MichelleSeitzer's picture

By Michelle Seitzer

The newest Family Caregiver Journey survey — Caring.com’s annual measure of how caregivers of older adults in the US are faring financially (Caring.com is a Senior Housing Forum partner) — was just released, and with National Family Caregivers Month ahead of us, the findings of the 2017 survey put current caregivers’ monetary sacrifices in the spotlight:

  • 44% of family caregivers spend $5,000 a year or more on caregiving expenses

  • 25% of family caregivers spend $10,000 a year or more on caregiving expenses

  • Caregivers of persons with dementia spend $50,000 a year or more on caregiving expenses

Where Are They Spending?

So if these older adults are not yet residing in senior living or receiving care at home from a paid provider, where is the money going? The answer may surprise you: it’s food and clothing, which accounts for 58% of the annual out-of-pocket caregiving costs sustained by family caregivers each year. In a close second at 56% is transportation, followed by medications/medical costs (42%), traveling to care for a loved one (29%), and legal services (23%).

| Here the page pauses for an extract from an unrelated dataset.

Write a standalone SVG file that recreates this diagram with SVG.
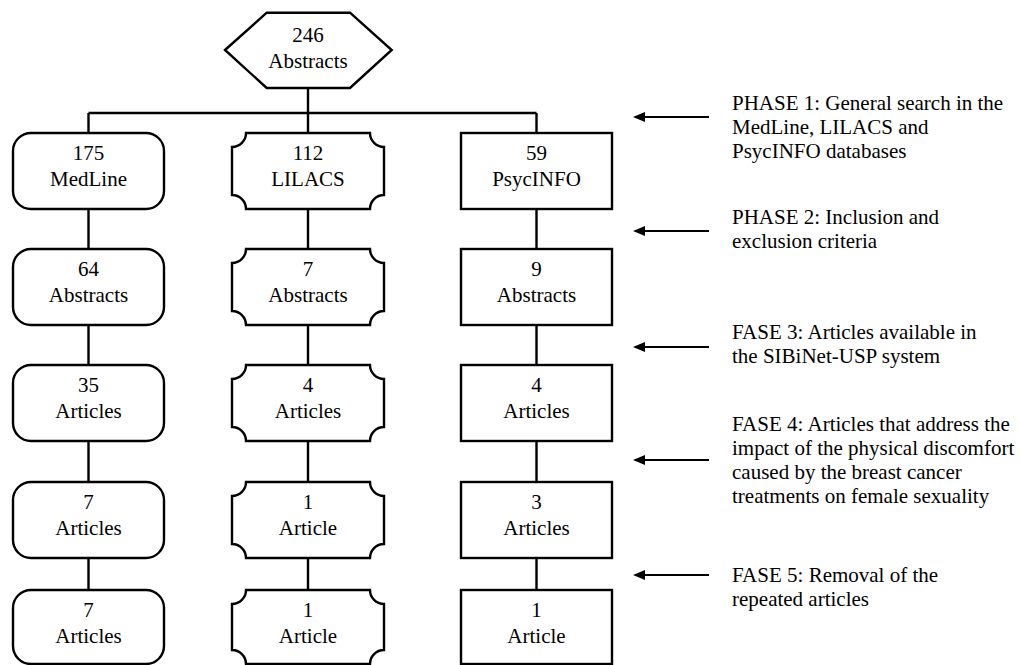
<svg xmlns="http://www.w3.org/2000/svg" width="1021" height="665" viewBox="0 0 1021 665">
<style>
.n{fill:#fff;stroke:#000;stroke-width:2.4}
.c{stroke:#000;stroke-width:2.4;fill:none}
.a{stroke:#000;stroke-width:2;fill:none}
.m{text-anchor:middle}
</style>
<defs>
<marker id="ah" markerUnits="userSpaceOnUse" markerWidth="12" markerHeight="10" refX="7" refY="5" orient="auto">
<path d="M0,0 L12,5 L0,10 z" fill="#000"/>
</marker>
</defs>
<rect width="1021" height="665" fill="#fff"/>
<g id="connectors">
<path class="c" d="M308 88 V113 M88.5 113 H536.5 M88.5 113 V133 M308 113 V133 M536.5 113 V133"/>
<path class="c" d="M88.5 209 V249 M88.5 325 V365 M88.5 441 V482 M88.5 558 V590"/>
<path class="c" d="M308 209 V249 M308 325 V365 M308 441 V482 M308 558 V590"/>
<path class="c" d="M536.5 209 V249 M536.5 325 V365 M536.5 441 V482 M536.5 558 V590"/>
<line class="a" x1="709" y1="117" x2="638" y2="117" marker-end="url(#ah)"/>
<line class="a" x1="709" y1="231" x2="638" y2="231" marker-end="url(#ah)"/>
<line class="a" x1="709" y1="347" x2="638" y2="347" marker-end="url(#ah)"/>
<line class="a" x1="709" y1="460" x2="638" y2="460" marker-end="url(#ah)"/>
<line class="a" x1="709" y1="575" x2="638" y2="575" marker-end="url(#ah)"/>
</g>
<g font-family="Liberation Serif" font-size="21" fill="#000">
<g id="n0"><polygon class="n" points="225,50 266.7,12.7 350,12.7 391.7,50 350,88 266.7,88"/><text class="m" x="308" y="42">246</text><text class="m" x="308" y="68">Abstracts</text></g>
<g id="m1"><rect class="n" x="13" y="133" width="151" height="76" rx="18"/><text class="m" x="88.5" y="160">175</text><text class="m" x="88.5" y="186">MedLine</text></g>
<g id="m2"><rect class="n" x="13" y="249" width="151" height="76" rx="18"/><text class="m" x="88.5" y="276">64</text><text class="m" x="88.5" y="302">Abstracts</text></g>
<g id="m3"><rect class="n" x="13" y="365" width="151" height="76" rx="18"/><text class="m" x="88.5" y="392">35</text><text class="m" x="88.5" y="418">Articles</text></g>
<g id="m4"><rect class="n" x="13" y="482" width="151" height="76" rx="18"/><text class="m" x="88.5" y="509">7</text><text class="m" x="88.5" y="535">Articles</text></g>
<g id="m5"><rect class="n" x="13" y="590" width="151" height="74" rx="18"/><text class="m" x="88.5" y="617">7</text><text class="m" x="88.5" y="643">Articles</text></g>
<g id="l1"><path class="n" d="M246 133 H370 A14 14 0 0 0 384 147 V195 A14 14 0 0 0 370 209 H246 A14 14 0 0 0 232 195 V147 A14 14 0 0 0 246 133 Z"/><text class="m" x="308" y="160">112</text><text class="m" x="308" y="186">LILACS</text></g>
<g id="l2"><path class="n" d="M246 249 H370 A14 14 0 0 0 384 263 V311 A14 14 0 0 0 370 325 H246 A14 14 0 0 0 232 311 V263 A14 14 0 0 0 246 249 Z"/><text class="m" x="308" y="276">7</text><text class="m" x="308" y="302">Abstracts</text></g>
<g id="l3"><path class="n" d="M246 365 H370 A14 14 0 0 0 384 379 V427 A14 14 0 0 0 370 441 H246 A14 14 0 0 0 232 427 V379 A14 14 0 0 0 246 365 Z"/><text class="m" x="308" y="392">4</text><text class="m" x="308" y="418">Articles</text></g>
<g id="l4"><path class="n" d="M246 482 H370 A14 14 0 0 0 384 496 V544 A14 14 0 0 0 370 558 H246 A14 14 0 0 0 232 544 V496 A14 14 0 0 0 246 482 Z"/><text class="m" x="308" y="509">1</text><text class="m" x="308" y="535">Article</text></g>
<g id="l5"><path class="n" d="M246 590 H370 A14 14 0 0 0 384 604 V650 A14 14 0 0 0 370 664 H246 A14 14 0 0 0 232 650 V604 A14 14 0 0 0 246 590 Z"/><text class="m" x="308" y="617">1</text><text class="m" x="308" y="643">Article</text></g>
<g id="p1"><rect class="n" x="461" y="133" width="151" height="76"/><text class="m" x="536.5" y="160">59</text><text class="m" x="536.5" y="186">PsycINFO</text></g>
<g id="p2"><rect class="n" x="461" y="249" width="151" height="76"/><text class="m" x="536.5" y="276">9</text><text class="m" x="536.5" y="302">Abstracts</text></g>
<g id="p3"><rect class="n" x="461" y="365" width="151" height="76"/><text class="m" x="536.5" y="392">4</text><text class="m" x="536.5" y="418">Articles</text></g>
<g id="p4"><rect class="n" x="461" y="482" width="151" height="76"/><text class="m" x="536.5" y="509">3</text><text class="m" x="536.5" y="535">Articles</text></g>
<g id="p5"><rect class="n" x="461" y="590" width="151" height="74"/><text class="m" x="536.5" y="617">1</text><text class="m" x="536.5" y="643">Article</text></g>
<g id="labels">
<text x="732" y="110">PHASE 1: General search in the</text>
<text x="732" y="134">MedLine, LILACS and</text>
<text x="732" y="158">PsycINFO databases</text>
<text x="732" y="224">PHASE 2: Inclusion and</text>
<text x="732" y="248">exclusion criteria</text>
<text x="732" y="339">FASE 3: Articles available in</text>
<text x="732" y="363">the SIBiNet-USP system</text>
<text x="732" y="431">FASE 4: Articles that address the</text>
<text x="732" y="455">impact of the physical discomfort</text>
<text x="732" y="479">caused by the breast cancer</text>
<text x="732" y="503">treatments on female sexuality</text>
<text x="732" y="582">FASE 5: Removal of the</text>
<text x="732" y="606">repeated articles</text>
</g>
</g>
</svg>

Working Full-Time . . . for Free

Besides the financial output, the sacrifices of time are comparable to a full-time job — but without a paycheck. Nearly 40% of survey respondents provide care for a loved one for more than 30 hours per week. And while there are government programs that can pay caregivers for their time, the survey revealed that 90% of respondents do not receive compensation for their caregiving work, instead relying on Medicare and family funds.

These people are not stay-at-home caregivers either: more than a third (33%) of today’s family caregivers juggle a full- or part-time job with their care duties. Admittedly, the juggling act isn’t easy: as 68% of respondents stated caregiving had a strong, and in some cases, negative, impact on their work — specifically, 79% of them having to miss time, and 13% saying they had to leave their (paid) positions.

What Does the Future Hold?

The present is hard enough for the majority of family caregivers in the US today. But the future? Given all that they are spending — in dollars, hours, and emotions — caregivers are not particularly optimistic about what is to come. According to the survey:

  • 90% are concerned about affordable healthcare for their loved ones in the future

  • 44% are extremely concerned

  • 26% are very concerned

  • 10% are not concerned at all

Make Plans for Caregiving

Rosalynn Carter believes we all fall into the caregiving category at some point in our lives: we’ve either been caregivers, are now caregivers, will soon be caregivers, or will need caregivers. Some of us spend time in all four categories.

During National Family Caregivers Month, we focus on these special people: their challenges, their sacrifices, their joys. But every day, caregivers are all around you. They live next door — or in your own home. They’re residing in your senior living communities — and may even be caring for a spouse there now. Maybe they cared for a special needs child into adulthood before they moved to your community.

Before and after November, senior living leaders have the unique opportunity and responsibility to encourage residents, staff, and family members at any stage of the caregiver journey to make a caregiving plan. “Without a plan in place, savings can be depleted and retirement delayed,” says Tim Sullivan, Vice President at Caring.com. “It’s so important to make the time to speak with your loved ones about finances, eldercare and planning for the future,” Sullivan added.

Read more of the 2017 Caregiver Journey Survey, including charts and infographics, here.

Methodology

Caring.com’s yearly Family Caregiver Journey survey measures how family caregivers of older adults living in the U.S. hold up financially as they care for elder loved ones. From August 29 – September 17, 2017, Pretell Market Research conducted an online survey among Caring.com users, and received responses from 2,767 family caregivers. No incentive was offered.